Una sparatoria, un uomo abbattuto, un’esecuzione in piena regola. Eppure la regola è infranta, le regole non sono più santificate né rispettate.
La scena è da film d’azione, una sorta di Gomorra live, dove si parla di guaglioncelli, di ragazzini sparatori, di minori tutto fare, eppure anche qui qualcosa non sta al suo posto, le parole e i copioni sono argutamente imbellettati per meglio affascinare, invece, i fatti diversamente sono imbrattati di vergogna, del sangue della vergogna. Mentre si rincorre il nemico, la canna della pistola evidentemente non sta ferma, la mano trema, le dita friggono, i colpi vanno all’impazzata, talmente a destra e a manca, che una bimba, sì, una bimba, rimane distesa sul selciato.

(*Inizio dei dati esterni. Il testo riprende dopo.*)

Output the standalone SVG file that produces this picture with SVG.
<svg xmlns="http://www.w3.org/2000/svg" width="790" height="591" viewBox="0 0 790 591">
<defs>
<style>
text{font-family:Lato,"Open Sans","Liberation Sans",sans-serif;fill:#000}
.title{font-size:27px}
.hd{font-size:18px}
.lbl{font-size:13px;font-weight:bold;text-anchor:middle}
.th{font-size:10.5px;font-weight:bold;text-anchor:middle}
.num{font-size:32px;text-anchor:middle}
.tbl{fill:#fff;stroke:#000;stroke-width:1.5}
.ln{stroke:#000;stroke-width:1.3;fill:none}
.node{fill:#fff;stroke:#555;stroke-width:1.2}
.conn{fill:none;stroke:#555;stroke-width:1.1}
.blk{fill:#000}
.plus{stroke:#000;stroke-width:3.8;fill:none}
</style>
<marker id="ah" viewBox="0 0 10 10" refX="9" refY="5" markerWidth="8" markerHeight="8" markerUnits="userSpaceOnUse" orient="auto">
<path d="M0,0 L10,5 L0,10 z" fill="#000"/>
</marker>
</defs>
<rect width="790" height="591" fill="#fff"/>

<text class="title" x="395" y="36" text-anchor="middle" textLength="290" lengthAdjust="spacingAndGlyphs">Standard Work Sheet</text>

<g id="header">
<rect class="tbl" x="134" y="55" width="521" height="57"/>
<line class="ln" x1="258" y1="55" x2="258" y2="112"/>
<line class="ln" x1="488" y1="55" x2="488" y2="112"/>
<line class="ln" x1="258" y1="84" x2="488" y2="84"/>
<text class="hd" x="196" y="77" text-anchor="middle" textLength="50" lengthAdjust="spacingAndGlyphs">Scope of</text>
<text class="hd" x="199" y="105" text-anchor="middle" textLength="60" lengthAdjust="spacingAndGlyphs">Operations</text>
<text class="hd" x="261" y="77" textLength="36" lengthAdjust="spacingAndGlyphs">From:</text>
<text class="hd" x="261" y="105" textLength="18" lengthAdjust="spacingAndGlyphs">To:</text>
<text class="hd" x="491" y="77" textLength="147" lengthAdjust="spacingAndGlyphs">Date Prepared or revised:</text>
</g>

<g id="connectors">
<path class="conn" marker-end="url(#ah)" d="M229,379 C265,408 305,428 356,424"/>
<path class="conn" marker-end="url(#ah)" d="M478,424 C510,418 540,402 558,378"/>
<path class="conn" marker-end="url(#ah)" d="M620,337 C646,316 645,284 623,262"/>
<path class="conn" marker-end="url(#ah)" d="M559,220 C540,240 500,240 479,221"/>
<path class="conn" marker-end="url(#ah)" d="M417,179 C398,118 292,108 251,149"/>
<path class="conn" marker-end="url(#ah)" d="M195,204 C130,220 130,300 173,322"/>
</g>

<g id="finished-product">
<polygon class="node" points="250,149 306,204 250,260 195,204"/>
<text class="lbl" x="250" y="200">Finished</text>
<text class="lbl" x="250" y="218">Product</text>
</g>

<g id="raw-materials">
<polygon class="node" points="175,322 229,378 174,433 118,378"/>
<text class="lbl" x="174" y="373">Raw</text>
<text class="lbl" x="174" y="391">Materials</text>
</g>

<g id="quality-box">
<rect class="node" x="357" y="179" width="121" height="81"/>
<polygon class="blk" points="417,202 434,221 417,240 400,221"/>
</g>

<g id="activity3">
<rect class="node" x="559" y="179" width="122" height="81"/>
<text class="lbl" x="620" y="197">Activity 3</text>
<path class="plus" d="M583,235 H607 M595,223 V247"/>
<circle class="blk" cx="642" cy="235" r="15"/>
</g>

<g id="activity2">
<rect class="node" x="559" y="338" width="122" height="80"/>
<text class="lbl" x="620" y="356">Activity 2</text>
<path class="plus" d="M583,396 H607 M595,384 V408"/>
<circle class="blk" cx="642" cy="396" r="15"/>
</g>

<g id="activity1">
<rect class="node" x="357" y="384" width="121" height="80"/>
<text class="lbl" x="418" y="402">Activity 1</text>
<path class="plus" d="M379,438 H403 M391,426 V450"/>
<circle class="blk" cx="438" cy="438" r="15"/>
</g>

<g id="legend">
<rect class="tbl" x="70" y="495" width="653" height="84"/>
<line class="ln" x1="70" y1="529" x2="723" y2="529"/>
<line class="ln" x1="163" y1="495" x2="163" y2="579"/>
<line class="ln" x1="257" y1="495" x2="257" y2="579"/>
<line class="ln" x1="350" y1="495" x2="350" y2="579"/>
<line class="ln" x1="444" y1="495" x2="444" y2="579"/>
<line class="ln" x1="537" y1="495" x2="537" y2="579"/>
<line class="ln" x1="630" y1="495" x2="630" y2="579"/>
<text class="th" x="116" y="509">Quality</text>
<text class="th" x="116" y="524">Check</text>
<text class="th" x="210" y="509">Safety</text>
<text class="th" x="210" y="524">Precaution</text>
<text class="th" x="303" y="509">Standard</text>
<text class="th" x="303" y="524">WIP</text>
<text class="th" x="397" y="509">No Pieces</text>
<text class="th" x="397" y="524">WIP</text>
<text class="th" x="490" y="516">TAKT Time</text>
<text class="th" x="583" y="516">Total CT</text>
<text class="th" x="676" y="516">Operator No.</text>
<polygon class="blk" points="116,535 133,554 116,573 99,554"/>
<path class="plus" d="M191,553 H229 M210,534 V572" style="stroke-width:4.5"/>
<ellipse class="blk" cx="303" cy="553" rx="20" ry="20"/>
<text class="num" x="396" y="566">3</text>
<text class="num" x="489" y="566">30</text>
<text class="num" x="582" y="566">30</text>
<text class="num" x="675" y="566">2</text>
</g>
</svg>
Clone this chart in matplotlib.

E cosa fa il nostro guerriero di turno? La scavalca e continua la sua mattanza, la scavalca infischiandosene bellamente di quella bimba innocente a terra. Qui non si tratta di film, di copioni, di parti da recitare da adolescente difficile, a giovane trasgressivo, per significare che quando non si possiede capacità di subordinare qualche passione a qualche regola, ciò trascina spesso nella devianza, nella criminalità, nel gioco della prepotenza e dei soprusi, dell’indifferenza alle vittime innocenti, che spesso, sempre più spesso rimangono senza giustizia.
Accadimenti come questo non debbono consentire giustificazioni, né attenuanti, tanto meno silenzi dettati dalla paura, fatti come questi impongono una presa di coscienza senza se e senza ma, ben oltre le marce dell’ indignazione, c’è necessità di invadere ogni metro di territorio imbizzarrito, ogni centimetro di mascherata inadeguatezza, ogni luogo e ogni spazio di ingannevole fortezza del potere. C’è necessità di ribaltare il punto di contatto tra passato e presente, per non rimanere ancora prostrati e quindi assenti nei modelli di riferimento certi, perché autorevoli, e dunque accreditati di autorità acquisita sul campo. Criminalità organizzata, crimine, reato, no, qui c’è di più e c’è di peggio, perché quando s’ammazzano i bambini innocenti, non esistono più paletti né limiti a tutela di chicchessia, neppure leggi appropriate a confortare sotto il peso della tragedia.
Questa è una vera e propria urgenza educativa rivolta alla collettività, a coloro che sono società, a quanti accettando di fare un passo in mezzo, là, dove infuria la tempesta, possono spostare le assi di coordinamento comportamentale di ognuno e di ciascuno, non sottraendosi al rispetto dell’altro, educare a non rubare la dignità dall’altro, per non confermare quotidianamente l’incontro consapevole con i vicoli ciechi, l’impatto inconsapevole con la violenza della strada, il suo corollario di falsi miti. Una bimba è rimasta scomposta sulla strada, prossimità del dolore più atroce, del dolore più ingiusto, del dolore più inaccettabile, una bimba innocente, colpita, scavalcata, lasciata a morire come Cristo in croce.
Forse anche questa amara riflessione non eleverà il grado di civiltà necessario per migliorare lo stato delle cose, ma forse aiuterà qualcuno a non ingrossare le fila di una certa indifferenza sociale.